🧠How To Use — Board & Ledgers
Two moving parts, clear jobs:
1. Task Board — the what and when. One file, one table per client. Each row is a task with a due date, time, priority and status. This is your single source of truth for what’s on your plate. Keep it light — short task names, no long context.
2. The Ledgers — the why and the detail. One ledger per client/area. This is where you give me full context: decisions, tech stack, stakeholders, data, and an audit trail. When you ask me to do something for a client (e.g. “audit Cengage’s reporting”), I read that client’s ledger first instead of you re-explaining everything in chat.
The loop
- A task appears → add a row to the Task Board.
- Need to capture context, a decision, numbers, or an audit note → write it in that client’s Ledger.
- Ask me to work → I read the ledger, do the work, and (if you want) log what I did in the Audit Trail section.

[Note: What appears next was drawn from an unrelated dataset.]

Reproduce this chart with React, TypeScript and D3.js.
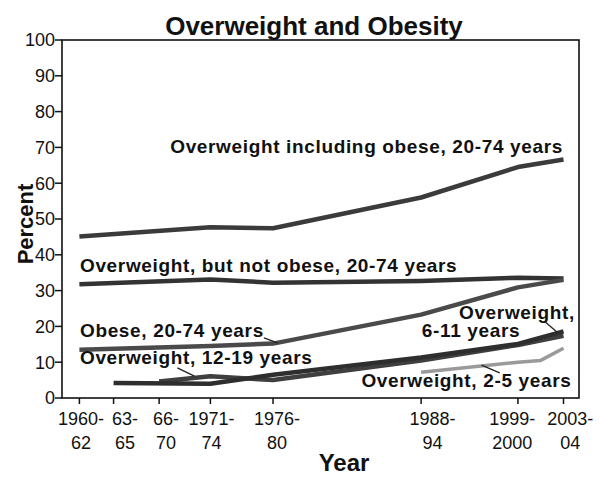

- Task done → set Status to ✅ (or move it to the Done archive at the bottom of the board).
Clients & buckets
| Bucket | Clients | Ledger |
|---|---|---|
| 2X — Full Job | Cengage | Cengage - Ledger |
| 2X — Full Job | Octus | Octus - Ledger |
| 2X — Full Job | Fourth (new) | Fourth - Ledger |
| Freelance — Digital Marketing | Tiles Concept (new) | Tiles Concept - Ledger |
| Freelance — AI | EFFEN (AI Contract) (new) | EFFEN - Ledger |
| Personal / Side Business | INDEXA (own) | INDEXA - Ledger |
| Personal / Study | ACCA (exam prep) | ACCA - Ledger |
Tips
- Status/priority use emoji so they stand out in reading view: 🔴🟡🟢 and ⬜🔵⏸️✅.
- Ledgers have an Audit Trail table — that’s the spot for “what changed, when, by whom”.
- Want a Kanban view later? Obsidian’s Kanban plugin reads these tables; just ask and I’ll restructure.